Recent work in the program underscores the idea that historic preservation is not simply about saving old buildings. Preservation practice is rooted in a belief in the value of those artifacts, but it is just as much about telling the stories of our shared experiences in city, town, and country.

Students explore the Scajaquada Creek corridor as part of the preservation planning studio.

Students explore Buffalo's Scajaquada Creek corridor as part of the preservation planning studio.

One extraordinary example comes from the 2016 preservation studio led by Kerry Traynor, one of the core members of the faculty in the program. The project explored the length of Scajaquada Creek not only to understand it as a physical landscape but as a “cultural landscape” as well.

Using Scajaquada Creek as a transect of the region from the Town of Lancaster, underground through Buffalo’s East Side to the Black Rock Canal, students were able to document histories of native inhabitation, white settlement, the War of 1812, maritime work in Buffalo, eras of urbanization, industrialization, highway building, and environmental degradation and repair.

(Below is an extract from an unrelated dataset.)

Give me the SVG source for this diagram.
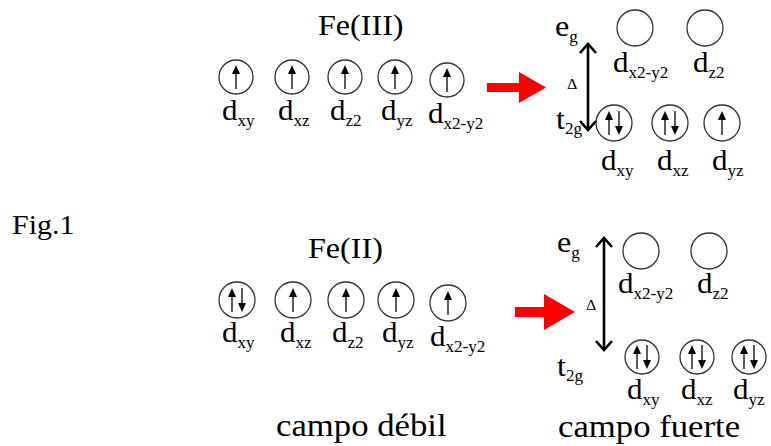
<svg xmlns="http://www.w3.org/2000/svg" width="771" height="446" viewBox="0 0 771 446">
<style>
text{font-family:"Liberation Serif","Times New Roman",serif;fill:#000}
.big{font-size:30px}
.lab{font-size:29px}
.sub{font-size:16px}
.orb{fill:#fff;stroke:#333;stroke-width:1.3}
.red{fill:#f00}
.dbl{fill:none;stroke:#000;stroke-width:2.6}
</style>
<defs>
<g id="up"><line x1="0" y1="12" x2="0" y2="-4" stroke="#000" stroke-width="1.3"/><polygon points="0,-12 -4,-3 4,-3" fill="#000"/></g>
<g id="down"><line x1="0" y1="-12" x2="0" y2="4" stroke="#000" stroke-width="1.3"/><polygon points="0,12 -4,3 4,3" fill="#000"/></g>
</defs>
<rect width="771" height="446" fill="#fff"/>

<text transform="translate(12,234) scale(1.07,1)" font-size="28">Fig.1</text>

<!-- Top: Fe(III) weak field -->
<g id="fe3-title"><text class="big" transform="translate(318,35) scale(1.07,1)">Fe(III)</text></g>
<g id="fe3-dxy"><circle class="orb" cx="236" cy="77" r="17"/><use href="#up" x="236" y="77"/><text class="lab" transform="translate(222,120) scale(1.07,1)">d<tspan class="sub" dy="6">xy</tspan></text></g>
<g id="fe3-dxz"><circle class="orb" cx="292" cy="77" r="17"/><use href="#up" x="292" y="77"/><text class="lab" transform="translate(278,120) scale(1.07,1)">d<tspan class="sub" dy="6">xz</tspan></text></g>
<g id="fe3-dz2"><circle class="orb" cx="345" cy="77" r="17"/><use href="#up" x="345" y="77"/><text class="lab" transform="translate(330,120) scale(1.07,1)">d<tspan class="sub" dy="6">z2</tspan></text></g>
<g id="fe3-dyz"><circle class="orb" cx="395" cy="77" r="17"/><use href="#up" x="395" y="77"/><text class="lab" transform="translate(381,120) scale(1.07,1)">d<tspan class="sub" dy="6">yz</tspan></text></g>
<g id="fe3-dx2y2"><circle class="orb" cx="447" cy="80" r="17"/><use href="#up" x="447" y="80"/><text class="lab" transform="translate(428,123) scale(1.07,1)">d<tspan class="sub" dy="6">x2-y2</tspan></text></g>

<!-- Top: strong field -->
<g id="fe3-eg"><text class="big" transform="translate(555,36) scale(1.07,1)">e<tspan class="sub" dy="6">g</tspan></text></g>
<g id="fe3-t2g"><text class="big" transform="translate(556,129) scale(1.07,1)">t<tspan class="sub" dy="5">2g</tspan></text></g>
<g id="fe3-delta"><text transform="translate(567,89) scale(1.07,1)" font-size="15">Δ</text></g>
<g id="fe3s-dx2y2"><circle class="orb" cx="635" cy="28" r="18"/><text class="lab" transform="translate(613,72) scale(1.07,1)">d<tspan class="sub" dy="6">x2-y2</tspan></text></g>
<g id="fe3s-dz2"><circle class="orb" cx="705" cy="28" r="18"/><text class="lab" transform="translate(693,72) scale(1.07,1)">d<tspan class="sub" dy="6">z2</tspan></text></g>
<g id="fe3s-dxy"><circle class="orb" cx="614" cy="123" r="18"/><use href="#up" x="609" y="123"/><use href="#down" x="619" y="123"/><text class="lab" transform="translate(601,170) scale(1.07,1)">d<tspan class="sub" dy="6">xy</tspan></text></g>
<g id="fe3s-dxz"><circle class="orb" cx="670" cy="123" r="18"/><use href="#up" x="665" y="123"/><use href="#down" x="675" y="123"/><text class="lab" transform="translate(657,170) scale(1.07,1)">d<tspan class="sub" dy="6">xz</tspan></text></g>
<g id="fe3s-dyz"><circle class="orb" cx="722" cy="123" r="18"/><use href="#up" x="722" y="123"/><text class="lab" transform="translate(712,170) scale(1.07,1)">d<tspan class="sub" dy="6">yz</tspan></text></g>

<!-- Bottom: Fe(II) weak field -->
<g id="fe2-title"><text class="big" transform="translate(308,258) scale(1.07,1)">Fe(II)</text></g>
<g id="fe2-dxy"><circle class="orb" cx="237" cy="300" r="18"/><use href="#up" x="232" y="300"/><use href="#down" x="242" y="300"/><text class="lab" transform="translate(222,342) scale(1.07,1)">d<tspan class="sub" dy="6">xy</tspan></text></g>
<g id="fe2-dxz"><circle class="orb" cx="293" cy="300" r="18"/><use href="#up" x="293" y="300"/><text class="lab" transform="translate(280,342) scale(1.07,1)">d<tspan class="sub" dy="6">xz</tspan></text></g>
<g id="fe2-dz2"><circle class="orb" cx="346" cy="300" r="18"/><use href="#up" x="346" y="300"/><text class="lab" transform="translate(332,342) scale(1.07,1)">d<tspan class="sub" dy="6">z2</tspan></text></g>
<g id="fe2-dyz"><circle class="orb" cx="396" cy="300" r="18"/><use href="#up" x="396" y="300"/><text class="lab" transform="translate(382,342) scale(1.07,1)">d<tspan class="sub" dy="6">yz</tspan></text></g>
<g id="fe2-dx2y2"><circle class="orb" cx="448" cy="303" r="18"/><use href="#up" x="448" y="303"/><text class="lab" transform="translate(430,346) scale(1.07,1)">d<tspan class="sub" dy="6">x2-y2</tspan></text></g>

<!-- Bottom: strong field -->
<g id="fe2-eg"><text class="big" transform="translate(557,252) scale(1.07,1)">e<tspan class="sub" dy="6">g</tspan></text></g>
<g id="fe2-t2g"><text class="big" transform="translate(557,376) scale(1.07,1)">t<tspan class="sub" dy="5">2g</tspan></text></g>
<g id="fe2-delta"><text transform="translate(586,310) scale(1.07,1)" font-size="15">Δ</text></g>
<g id="fe2s-dx2y2"><circle class="orb" cx="641" cy="251" r="18"/><text class="lab" transform="translate(618,293) scale(1.07,1)">d<tspan class="sub" dy="6">x2-y2</tspan></text></g>
<g id="fe2s-dz2"><circle class="orb" cx="709" cy="251" r="18"/><text class="lab" transform="translate(697,293) scale(1.07,1)">d<tspan class="sub" dy="6">z2</tspan></text></g>
<g id="fe2s-dxy"><circle class="orb" cx="642" cy="357" r="17"/><use href="#up" x="637" y="357"/><use href="#down" x="647" y="357"/><text class="lab" transform="translate(627,399) scale(1.07,1)">d<tspan class="sub" dy="6">xy</tspan></text></g>
<g id="fe2s-dxz"><circle class="orb" cx="697" cy="357" r="17"/><use href="#up" x="692" y="357"/><use href="#down" x="702" y="357"/><text class="lab" transform="translate(681,399) scale(1.07,1)">d<tspan class="sub" dy="6">xz</tspan></text></g>
<g id="fe2s-dyz"><circle class="orb" cx="749" cy="357" r="17"/><use href="#up" x="744" y="357"/><use href="#down" x="754" y="357"/><text class="lab" transform="translate(733,399) scale(1.07,1)">d<tspan class="sub" dy="6">yz</tspan></text></g>

<g id="captions">
<text transform="translate(276,436) scale(1.12,1)" font-size="31">campo débil</text>
<text transform="translate(558,437) scale(1.12,1)" font-size="31">campo fuerte</text>
</g>

<g id="connectors">
<polygon class="red" points="487,83 519,83 519,72 546,87.5 519,103 519,92 487,92"/>
<polygon class="red" points="515,307 544,307 544,294 575,312 544,330 544,317 515,317"/>
<line class="dbl" x1="588" y1="45" x2="588" y2="129"/>
<polyline class="dbl" points="580,53 588,44 596,53"/>
<polyline class="dbl" points="580,121 588,130 596,121"/>
<line class="dbl" x1="604" y1="239" x2="604" y2="349"/>
<polyline class="dbl" points="596,247 604,238 612,247"/>
<polyline class="dbl" points="596,341 604,350 612,341"/>
</g>
</svg>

Such work laid the foundation for recommendations on how to bring the physical and historical reality of the creek to light, including bringing parts of the more than three miles of the creek now flowing through an underground culvert back to “daylight.”

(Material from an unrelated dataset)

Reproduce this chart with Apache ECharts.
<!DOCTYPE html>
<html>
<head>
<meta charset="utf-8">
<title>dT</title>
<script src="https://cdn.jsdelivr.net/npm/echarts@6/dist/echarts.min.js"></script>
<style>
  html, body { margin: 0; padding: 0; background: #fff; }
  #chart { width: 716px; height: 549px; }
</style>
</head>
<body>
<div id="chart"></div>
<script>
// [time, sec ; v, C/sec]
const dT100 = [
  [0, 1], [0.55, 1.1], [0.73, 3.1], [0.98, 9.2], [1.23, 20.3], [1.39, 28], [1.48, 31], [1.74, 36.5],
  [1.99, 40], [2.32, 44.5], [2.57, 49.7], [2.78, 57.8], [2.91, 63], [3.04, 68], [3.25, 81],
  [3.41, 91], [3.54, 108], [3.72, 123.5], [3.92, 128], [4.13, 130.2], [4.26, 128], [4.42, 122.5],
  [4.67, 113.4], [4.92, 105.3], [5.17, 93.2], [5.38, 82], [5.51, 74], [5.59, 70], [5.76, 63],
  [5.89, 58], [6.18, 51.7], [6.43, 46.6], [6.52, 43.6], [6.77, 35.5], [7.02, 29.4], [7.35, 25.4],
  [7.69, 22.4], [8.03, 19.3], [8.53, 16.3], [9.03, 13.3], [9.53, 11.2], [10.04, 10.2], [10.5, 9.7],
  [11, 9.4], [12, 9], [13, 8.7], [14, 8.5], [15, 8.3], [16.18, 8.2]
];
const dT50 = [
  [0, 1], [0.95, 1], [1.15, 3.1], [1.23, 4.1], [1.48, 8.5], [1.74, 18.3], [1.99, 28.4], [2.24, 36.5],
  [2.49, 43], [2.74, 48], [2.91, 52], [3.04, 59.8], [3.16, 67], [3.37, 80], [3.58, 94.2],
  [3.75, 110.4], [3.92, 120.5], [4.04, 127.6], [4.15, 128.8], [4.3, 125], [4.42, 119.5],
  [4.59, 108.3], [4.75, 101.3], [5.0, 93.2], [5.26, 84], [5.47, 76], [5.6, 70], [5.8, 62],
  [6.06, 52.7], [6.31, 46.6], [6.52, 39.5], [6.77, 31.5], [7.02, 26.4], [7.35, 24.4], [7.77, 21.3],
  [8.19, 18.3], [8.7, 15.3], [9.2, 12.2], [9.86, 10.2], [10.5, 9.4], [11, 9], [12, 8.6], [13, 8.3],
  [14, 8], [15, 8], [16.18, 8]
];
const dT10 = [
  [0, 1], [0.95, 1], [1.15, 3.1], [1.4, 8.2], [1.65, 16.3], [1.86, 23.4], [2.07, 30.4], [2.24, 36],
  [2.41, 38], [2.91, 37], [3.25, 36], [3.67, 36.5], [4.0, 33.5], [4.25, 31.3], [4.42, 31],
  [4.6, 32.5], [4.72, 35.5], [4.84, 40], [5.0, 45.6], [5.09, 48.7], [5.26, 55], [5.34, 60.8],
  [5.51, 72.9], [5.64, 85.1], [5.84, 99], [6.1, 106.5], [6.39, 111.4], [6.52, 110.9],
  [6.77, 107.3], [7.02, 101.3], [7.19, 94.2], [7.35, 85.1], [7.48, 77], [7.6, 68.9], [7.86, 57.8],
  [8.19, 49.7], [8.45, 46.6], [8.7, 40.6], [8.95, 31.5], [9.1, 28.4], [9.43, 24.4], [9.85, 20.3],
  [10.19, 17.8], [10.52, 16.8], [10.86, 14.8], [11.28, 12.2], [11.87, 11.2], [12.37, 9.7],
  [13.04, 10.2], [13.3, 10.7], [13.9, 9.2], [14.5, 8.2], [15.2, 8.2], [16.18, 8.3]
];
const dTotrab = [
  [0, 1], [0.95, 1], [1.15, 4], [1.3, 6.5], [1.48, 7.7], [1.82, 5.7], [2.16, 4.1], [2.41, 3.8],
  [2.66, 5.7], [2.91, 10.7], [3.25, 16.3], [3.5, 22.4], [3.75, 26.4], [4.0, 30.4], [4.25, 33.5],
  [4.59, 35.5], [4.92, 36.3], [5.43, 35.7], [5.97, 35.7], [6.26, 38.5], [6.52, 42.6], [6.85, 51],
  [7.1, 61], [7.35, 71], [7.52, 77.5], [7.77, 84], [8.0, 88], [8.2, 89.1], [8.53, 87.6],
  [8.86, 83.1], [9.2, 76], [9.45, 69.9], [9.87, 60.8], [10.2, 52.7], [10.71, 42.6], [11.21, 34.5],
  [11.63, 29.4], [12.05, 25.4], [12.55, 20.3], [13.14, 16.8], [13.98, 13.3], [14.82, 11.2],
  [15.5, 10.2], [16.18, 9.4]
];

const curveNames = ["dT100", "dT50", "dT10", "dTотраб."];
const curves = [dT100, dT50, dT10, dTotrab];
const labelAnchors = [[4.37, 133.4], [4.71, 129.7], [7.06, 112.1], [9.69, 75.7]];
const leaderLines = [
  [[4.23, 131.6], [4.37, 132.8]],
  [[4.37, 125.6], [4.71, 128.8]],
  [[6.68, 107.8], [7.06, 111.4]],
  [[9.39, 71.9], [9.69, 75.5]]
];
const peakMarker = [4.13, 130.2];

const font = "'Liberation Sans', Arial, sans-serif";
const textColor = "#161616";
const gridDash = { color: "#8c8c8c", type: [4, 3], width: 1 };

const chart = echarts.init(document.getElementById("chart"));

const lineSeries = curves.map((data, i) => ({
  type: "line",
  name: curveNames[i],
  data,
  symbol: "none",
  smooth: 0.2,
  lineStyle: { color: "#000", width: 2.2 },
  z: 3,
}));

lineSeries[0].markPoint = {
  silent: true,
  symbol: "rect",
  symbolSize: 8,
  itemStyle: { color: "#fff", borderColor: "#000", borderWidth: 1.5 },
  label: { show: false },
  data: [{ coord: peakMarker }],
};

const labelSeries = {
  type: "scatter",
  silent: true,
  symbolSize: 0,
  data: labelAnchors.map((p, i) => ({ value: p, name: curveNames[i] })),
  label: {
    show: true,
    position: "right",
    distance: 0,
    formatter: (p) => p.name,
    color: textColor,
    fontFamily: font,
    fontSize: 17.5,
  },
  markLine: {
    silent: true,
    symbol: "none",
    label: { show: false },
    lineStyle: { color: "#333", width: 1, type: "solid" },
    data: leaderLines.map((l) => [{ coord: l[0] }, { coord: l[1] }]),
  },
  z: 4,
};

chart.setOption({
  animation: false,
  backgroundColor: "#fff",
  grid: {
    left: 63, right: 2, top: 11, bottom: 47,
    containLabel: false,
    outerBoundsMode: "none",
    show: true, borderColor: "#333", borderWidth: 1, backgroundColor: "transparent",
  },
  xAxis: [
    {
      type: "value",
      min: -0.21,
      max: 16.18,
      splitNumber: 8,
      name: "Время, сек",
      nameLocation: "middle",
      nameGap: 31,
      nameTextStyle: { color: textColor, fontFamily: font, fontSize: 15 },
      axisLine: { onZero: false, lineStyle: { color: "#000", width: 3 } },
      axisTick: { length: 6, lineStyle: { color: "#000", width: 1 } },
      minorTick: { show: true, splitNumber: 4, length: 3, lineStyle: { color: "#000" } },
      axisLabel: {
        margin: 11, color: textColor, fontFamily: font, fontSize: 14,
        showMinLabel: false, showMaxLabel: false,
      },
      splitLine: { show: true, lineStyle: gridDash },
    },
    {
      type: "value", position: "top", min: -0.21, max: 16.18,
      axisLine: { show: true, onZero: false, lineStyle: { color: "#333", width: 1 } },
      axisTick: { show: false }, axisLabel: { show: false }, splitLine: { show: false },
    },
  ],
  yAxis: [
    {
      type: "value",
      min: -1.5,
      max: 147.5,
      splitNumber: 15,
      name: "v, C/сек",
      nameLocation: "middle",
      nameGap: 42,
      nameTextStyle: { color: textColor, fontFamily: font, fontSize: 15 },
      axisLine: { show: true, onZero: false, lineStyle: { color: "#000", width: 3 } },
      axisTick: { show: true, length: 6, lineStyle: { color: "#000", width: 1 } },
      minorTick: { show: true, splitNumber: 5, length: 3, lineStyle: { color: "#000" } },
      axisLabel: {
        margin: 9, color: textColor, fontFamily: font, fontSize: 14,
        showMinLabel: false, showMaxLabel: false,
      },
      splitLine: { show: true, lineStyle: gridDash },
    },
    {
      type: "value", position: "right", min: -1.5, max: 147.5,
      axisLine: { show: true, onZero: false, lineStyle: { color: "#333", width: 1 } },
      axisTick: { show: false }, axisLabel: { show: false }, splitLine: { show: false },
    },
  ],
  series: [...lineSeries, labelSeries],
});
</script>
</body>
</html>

In some cases, preservation practice is about finding new uses for old buildings. Ashima Krishna, co-director of the program, and Enjoli Hall, a doctoral student, have researched the process of adaptive reuse of some of Buffalo’s many church buildings through a “faith-to-faith conversion.” This included two East Side Roman Catholic churches transformed into a Moslem mosque and a Buddhist temple, respectively.

Other projects have focused on the bread and butter practices of historic preservation like the 2015 nomination to the National Register of Historic Places of Saints Peter and Paul Orthodox Church in Buffalo’s Lovejoy neighborhood. Students compiled site descriptions, historical narratives, site visits, architectural photography and measured drawings. They also gained real-world experience in working with the New York State Office of Historic Preservation and completing a National Register nomination.

The core of both programs is the same: a documentation and fieldwork methods course including practice in measured drawing; a foundations course including preservation history, theory, and economics; two courses in architectural history; and a studio practicum.

The M.S. Arch. degree, which is a three-semester program, adds deeper study in preservation theory, a shop methods course, additional architectural history including courses on urban form and its evolution, and a thesis or capstone project. The Advanced Graduate Certificate can be completed over the course of a year alone, or in concert with MUP or M. Arch. requirements.  

The Buffalo programs in Historic Preservation offer superior value for students’ tuition dollars and can open the door for a wide range of opportunities in preservation architecture and related fields.

students look through historic preservation documents.

Students examine materials in UB libraries as part of the historic preservation documentation course.